Case Study: Multi-Tenant SaaS Platform
Learn Database Design and Architect - Part 076
Case study production-grade untuk multi-tenant SaaS platform: tenant isolation, data partitioning, lifecycle, catalog, RLS, noisy neighbor, tenant migration, reporting, backup/restore, dan operational governance.
Part 076 — Case Study: Multi-Tenant SaaS Platform
Target pembelajaran: mampu mendesain database untuk SaaS multi-tenant yang aman, scalable, observable, bisa dimigrasikan, dan punya tenant isolation yang defensible. Fokusnya bukan sekadar “tambahkan
tenant_id”, tetapi bagaimana isolation bekerja dari schema, query, transaction, backup, migration, analytics, sampai incident response.
Multi-tenancy adalah salah satu area database architecture yang sering terlihat sederhana tetapi menjadi sumber risiko besar:
- cross-tenant data leak,
- noisy neighbor,
- tenant-specific migration,
- tenant restore sulit,
- analytics mencampur data,
- authorization dan isolation tercampur,
- enterprise tenant meminta dedicated resources,
- small tenant butuh cost efficiency.
Kalau ledger menguji correctness nilai, multi-tenant SaaS menguji correctness boundary: data siapa boleh dilihat, diubah, dipindahkan, dihapus, dipulihkan, dan dilaporkan oleh siapa.
1. Problem Statement
Kita mendesain database untuk SaaS workflow/case-management platform.
Kebutuhan:
- ribuan tenant kecil,
- beberapa tenant enterprise besar,
- user bisa menjadi member beberapa tenant,
- data tenant harus isolated,
- tenant enterprise bisa meminta dedicated database,
- tenant bisa di-suspend, delete, export, restore,
- sistem butuh audit log per tenant,
- reporting cross-tenant hanya untuk internal ops dengan governance ketat,
- migration harus zero-downtime,
- noisy tenant tidak boleh menjatuhkan semua tenant,
- support engineer punya break-glass access yang diaudit.
Non-goal:
- ini bukan pembahasan billing SaaS penuh,
- bukan IAM/OAuth detail,
- bukan Kubernetes deployment detail,
- bukan ulang materi authorization pattern.
Fokus kita: database design dan architecture boundary.

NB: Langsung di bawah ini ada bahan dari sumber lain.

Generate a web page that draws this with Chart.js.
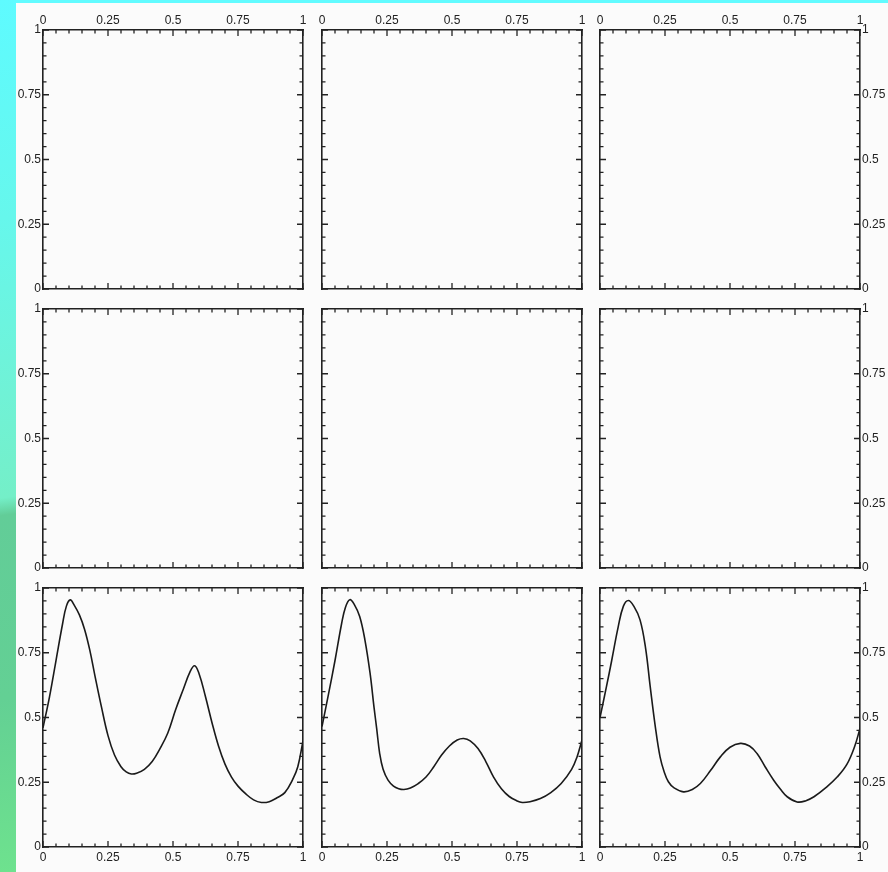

2. Multi-Tenancy Mental Model
Multi-tenancy memiliki dua konsep yang sering tertukar:
| Konsep | Pertanyaan | Contoh |
|---|---|---|
| Data partitioning | Data tenant disimpan di mana dan dipisah secara fisik/logis bagaimana? | row tenant_id, schema per tenant, database per tenant |
| Tenant isolation | Bagaimana kita menjamin tenant A tidak bisa mengakses data tenant B? | RLS, IAM boundary, service policy, network isolation, dedicated DB |
Partitioning tidak otomatis berarti isolation.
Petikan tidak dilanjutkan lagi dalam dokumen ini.